I was listening to Keith Richards’s audiobook “A Life” one summer because I wanted to hear something different. I’m not a Rolling Stones fan but having heard the radio host Imus gush over the book years ago, I thought it could be an interesting diversion.  It was. I found myself drawn into the way Richards talks about music. After hearing him describe something called “open-G tuning”, I flipped through a couple of videos of him describing his attraction to open-G tuning and explaining how, musically, it shouldn’t work.  Apparently, you have to play around with it to find the right chords and play notes differently.  At the end of the brief answer, he says that he still hasn’t figured it out yet.  He’s been playing guitar for fifty years, he’s universally regarded as one of the most famous guitar players of all time – and, he still hasn’t figured it out yet.  

How does this string along?

At the same time I was writing about that “orders of magnitude” AHA article, I was trying to connect it to a poster I made and hung in the Social Studies office at our high school.  The poster has a quote from Stanley Hauerwas, a professor in Duke University’s Divinity School.  He’s universally regarded as an expert on the Protestant Reformation, he’s studied it for 50 years and on its 500th anniversary, he said he “still doesn’t know what to think about the Reformation”.  Keith Richards, rock star, Stanley Hauerwas, theologian, both experts in their respective fields, and both saying that they “still don’t know”.  

And then, as if to close the loop, I stumbled across an “Ask Keith” video, Richards mentioned reading “From Dawn to Decadence” by Jacques Barzun and that book was also mentioned in the “orders of magnitude” the AHA article that started this string.  

Once these connections became more commonplace it was easier to notice them.  But still, every once in a while, a connection will come out of the farthest reaches of the universe and crash into my consciousness.

Sometimes these connections make your blood run cold in disbelief, because they’re simply unfathomable.  

What are the odds of me coming across a reference to a reference from Odysseus “piloting between Scylla and Charybdis” during the day in a reading about the war on history and then hearing it referenced again that evening when watching TV?  

I read this paragraph in an essay about the War on History from Dan Gardner during the day…

“As members of society and sharers in the historical process,” McNeill concludes, “historians can only expect to be heard if they say what the people around them want to hear — in some degree.

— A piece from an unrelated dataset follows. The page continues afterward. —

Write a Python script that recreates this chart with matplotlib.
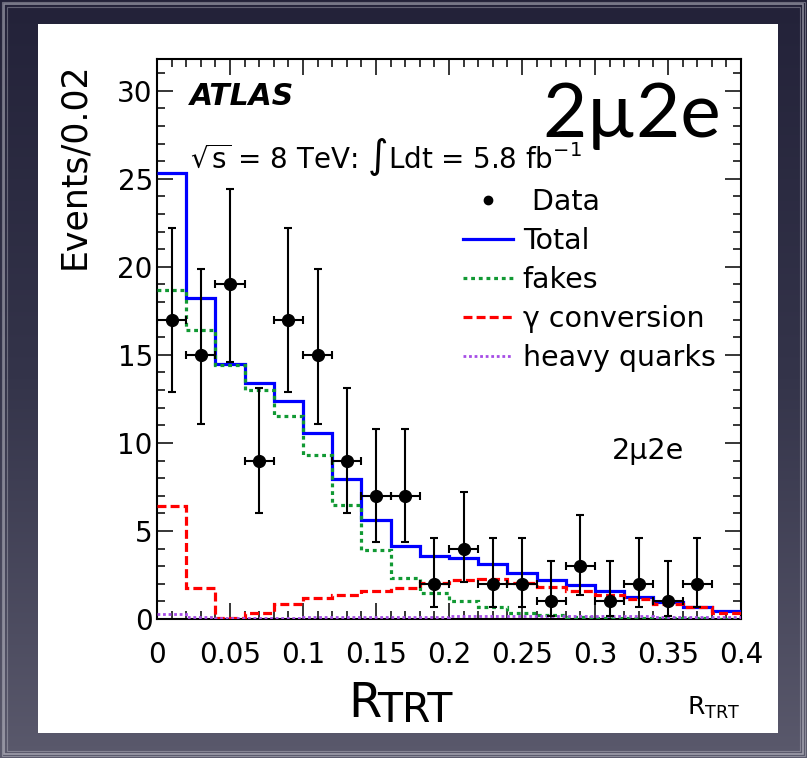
import numpy as np
import matplotlib
matplotlib.use("Agg")
import matplotlib.pyplot as plt
from matplotlib.lines import Line2D
from matplotlib.patches import Rectangle
from matplotlib.colors import LinearSegmentedColormap
from matplotlib.ticker import MultipleLocator, FixedLocator, FixedFormatter

# ---------------- data ----------------
bin_edges = [0.00, 0.02, 0.04, 0.06, 0.08, 0.10, 0.12, 0.14, 0.16, 0.18, 0.20,
             0.22, 0.24, 0.26, 0.28, 0.30, 0.32, 0.34, 0.36, 0.38, 0.40]
total = [25.3, 18.2, 14.5, 13.4, 12.4, 10.55, 7.95, 5.6, 4.15, 3.58,
         3.45, 3.15, 2.6, 2.22, 1.93, 1.6, 1.27, 0.95, 0.7, 0.45]
fakes = [18.7, 16.4, 14.4, 13.0, 11.5, 9.3, 6.5, 3.9, 2.3, 1.46,
         1.02, 0.7, 0.36, 0.23, 0.12, 0.08, 0.05, 0.04, 0.03, 0.02]
conversion = [6.4, 1.78, 0.05, 0.36, 0.85, 1.2, 1.38, 1.57, 1.78, 2.05,
              2.22, 2.27, 2.07, 1.84, 1.6, 1.38, 1.13, 0.85, 0.66, 0.36]
heavy_quarks = [0.28, 0.12, 0.08, 0.08, 0.08, 0.1, 0.1, 0.1, 0.1, 0.12,
                0.15, 0.15, 0.15, 0.15, 0.15, 0.15, 0.15, 0.12, 0.12, 0.1]

data_x = [0.01, 0.03, 0.05, 0.07, 0.09, 0.11, 0.13, 0.15, 0.17, 0.19,
          0.21, 0.23, 0.25, 0.27, 0.29, 0.31, 0.33, 0.35, 0.37]
data_y = [17, 15, 19, 9, 17, 15, 9, 7, 7, 2, 4, 2, 2, 1, 3, 1, 2, 1, 2]
data_low = [12.9, 11.1, 14.6, 6.0, 12.9, 11.1, 6.0, 4.4, 4.4, 0.7,
            2.1, 0.7, 0.7, 0.17, 1.37, 0.17, 0.7, 0.17, 0.7]
data_high = [22.2, 19.9, 24.4, 13.1, 22.2, 19.9, 13.1, 10.8, 10.8, 4.6,
             7.2, 4.6, 4.6, 3.3, 5.9, 3.3, 4.6, 3.3, 4.6]

x_tick_values = [0, 0.05, 0.1, 0.15, 0.2, 0.25, 0.3, 0.35, 0.4]
x_tick_labels = ["0", "0.05", "0.1", "0.15", "0.2", "0.25", "0.3", "0.35", "0.4"]
y_tick_values = [0, 5, 10, 15, 20, 25, 30]
y_tick_labels = ["0", "5", "10", "15", "20", "25", "30"]

legend_labels = [" Data", "Total", "fakes", "\u03b3 conversion", "heavy quarks"]

# ---------------- figure ----------------
W, H = 807, 758
plt.rcParams['font.family'] = ['DejaVu Sans']
fig = plt.figure(figsize=(W / 100, H / 100), dpi=100)


def fx(px):
    return px / W


def fy(py):
    return 1 - py / H


# background: dark slate gradient (dark top, lighter bottom) with a white panel
bg = fig.add_axes([0, 0, 1, 1], zorder=-10)
cmap = LinearSegmentedColormap.from_list("bg", ["#232239", "#34344a", "#5a596c"])
grad = np.linspace(0, 1, 256).reshape(-1, 1)
bg.imshow(grad, aspect='auto', cmap=cmap, extent=[0, 1, 0, 1], origin='upper',
          vmin=0, vmax=1)
bg.set_xlim(0, 1)
bg.set_ylim(0, 1)
bg.axis('off')
# scratchy light frame lines
for inset, lw, a in [(4, 1.2, 0.55), (7, 0.8, 0.35), (2, 0.8, 0.4)]:
    bg.add_patch(Rectangle((fx(inset), fy(H - inset)), fx(W - 2 * inset),
                           (H - 2 * inset) / H, fill=False, ec="#d8d8e0",
                           lw=lw, alpha=a))
bg.add_patch(Rectangle((fx(38), fy(733)), fx(778 - 38), (733 - 24) / H,
                       fc="white", ec="none"))

# main axes
ax = fig.add_axes([fx(157), fy(619), fx(741 - 157), (619 - 59) / H], zorder=1)
ax.set_xlim(0, 0.4)
ax.set_ylim(0, 31.8)

edges = np.array(bin_edges)
ax.stairs(total, edges, color="#0000ff", lw=2.3, baseline=None, zorder=3)
ax.stairs(fakes, edges, color="#119933", lw=2.3, ls=(0, (1.2, 1.2)),
          baseline=None, zorder=4)
ax.stairs(conversion, edges, color="#ff0000", lw=2.3, ls=(0, (2.8, 1.3)),
          baseline=None, zorder=5)
ax.stairs(heavy_quarks, edges, color="#a64de6", lw=2.0, ls=(0, (1, 1)),
          baseline=None, zorder=5)

dy = np.array(data_y, dtype=float)
yerr = [dy - np.array(data_low), np.array(data_high) - dy]
xerr = np.diff(edges)[:len(data_x)] / 2
ax.errorbar(data_x, data_y, yerr=yerr, xerr=xerr, fmt='o', color='black',
            ms=8.5, elinewidth=1.5, capsize=3, capthick=1.5, zorder=6)

# ticks
ax.xaxis.set_major_locator(FixedLocator(x_tick_values))
ax.xaxis.set_major_formatter(FixedFormatter(x_tick_labels))
ax.yaxis.set_major_locator(FixedLocator(y_tick_values))
ax.yaxis.set_major_formatter(FixedFormatter(y_tick_labels))
ax.xaxis.set_minor_locator(MultipleLocator(0.01))
ax.yaxis.set_minor_locator(MultipleLocator(1))
ax.tick_params(which='both', direction='in', top=True, right=True, width=1.1,
               color='black')
ax.tick_params(which='major', length=11.5)
ax.tick_params(which='minor', length=5.8)
ax.tick_params(axis='x', which='major', labelsize=20, pad=16)
ax.tick_params(axis='y', which='major', labelsize=20, pad=3)
for s in ax.spines.values():
    s.set_linewidth(1.5)

# legend
handles = [
    Line2D([], [], marker='o', ls='none', color='black', ms=6),
    Line2D([], [], color="#0000ff", lw=2.3),
    Line2D([], [], color="#119933", lw=2.3, ls=(0, (1.2, 1.2))),
    Line2D([], [], color="#ff0000", lw=2.3, ls=(0, (2.8, 1.3))),
    Line2D([], [], color="#a64de6", lw=2.0, ls=(0, (1, 1))),
]
ax.legend(handles, legend_labels, loc='upper left',
          bbox_to_anchor=(fx(463), fy(188)), bbox_transform=fig.transFigure,
          frameon=False, fontsize=20.5, handlelength=1.75, handletextpad=0.35,
          labelspacing=0.385, borderpad=0, borderaxespad=0)

# texts
fig.text(fx(190), fy(105), "ATLAS", fontsize=21.5, fontweight='bold',
         fontstyle='italic', ha='left', va='baseline')
fig.text(fx(190), fy(168),
         r"$\sqrt{\mathrm{s}}$ = 8 TeV: $\int$Ldt = 5.8 fb$^{\mathrm{-1}}$",
         fontsize=20, ha='left', va='baseline')
fig.text(fx(542), fy(137), "2\u00b52e", fontsize=55,
         family=['Lato', 'DejaVu Sans'], ha='left', va='baseline', zorder=5)
fig.text(fx(612), fy(459), "2\u03bc2e", fontsize=20.5, ha='left',
         va='baseline')
fig.text(fx(74), fy(62), "Events/0.02", fontsize=25, rotation=90,
         ha='center', va='top')
fig.text(fx(348), fy(717), "R", fontsize=34.5, ha='left', va='baseline')
fig.text(fx(377), fy(722), "TRT", fontsize=29.5, ha='left', va='baseline')
fig.text(fx(740), fy(715), r"R$_{\mathrm{TRT}}$", fontsize=18, ha='right',
         va='baseline')

fig.savefig("out.png", dpi=100)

They can only be useful if they also tell the people some things they are reluctant to hear — in some degree. Piloting between this Scylla and Charybdis is the art of the serious historian, helping the group he or she addresses and celebrates to survive and prosper in a treacherous and changing world by knowing more about itself and others.”

He  was quoting William McNeill in an essay entitled  “Mythistory, or Truth, Myth, History, and Historians” so of course I have to read that then jumped to wikipedia to learn more about piloting this Scylla and Charybdis because I’ve never heard of it before. Odysseus’s steering between a whirlpool and six-headed sea monster seemed like a classic, “rock and a hard place” reference.  Interesting, maybe, but perfectly inconsequential also.  

Until later.

That evening after dinner,  I watched another episode of the miniseries Turn, which is about Abraham Woodhull and the Culper Ring of spies during the American Revolution.  In one especially dramatic, riveting scene marking the end of a romance between a British officer and an American woman, the officer laments that he feels that his life had left him between Scylla and Charybdis.  Shocked and speechless, I immediately hit pause.  Then I rewound it and played it again and again one more time to make sure.  Then I hunted through scripts to see it in print.  Right there, in Episode 2 of Season 3 stood a reference to Greek Mythology in a series about the American Revolution that I just heard for the very first time 12 hours beforehand, in an essay about war in history.

As much as I might like to see these connections as a sign from the universe to keep looking for them, I have to admit that there is no lesson to take away from them.  It’s enough to know that they happen, that the unbelievable happens.  And the more you learn, the more you’ll see it.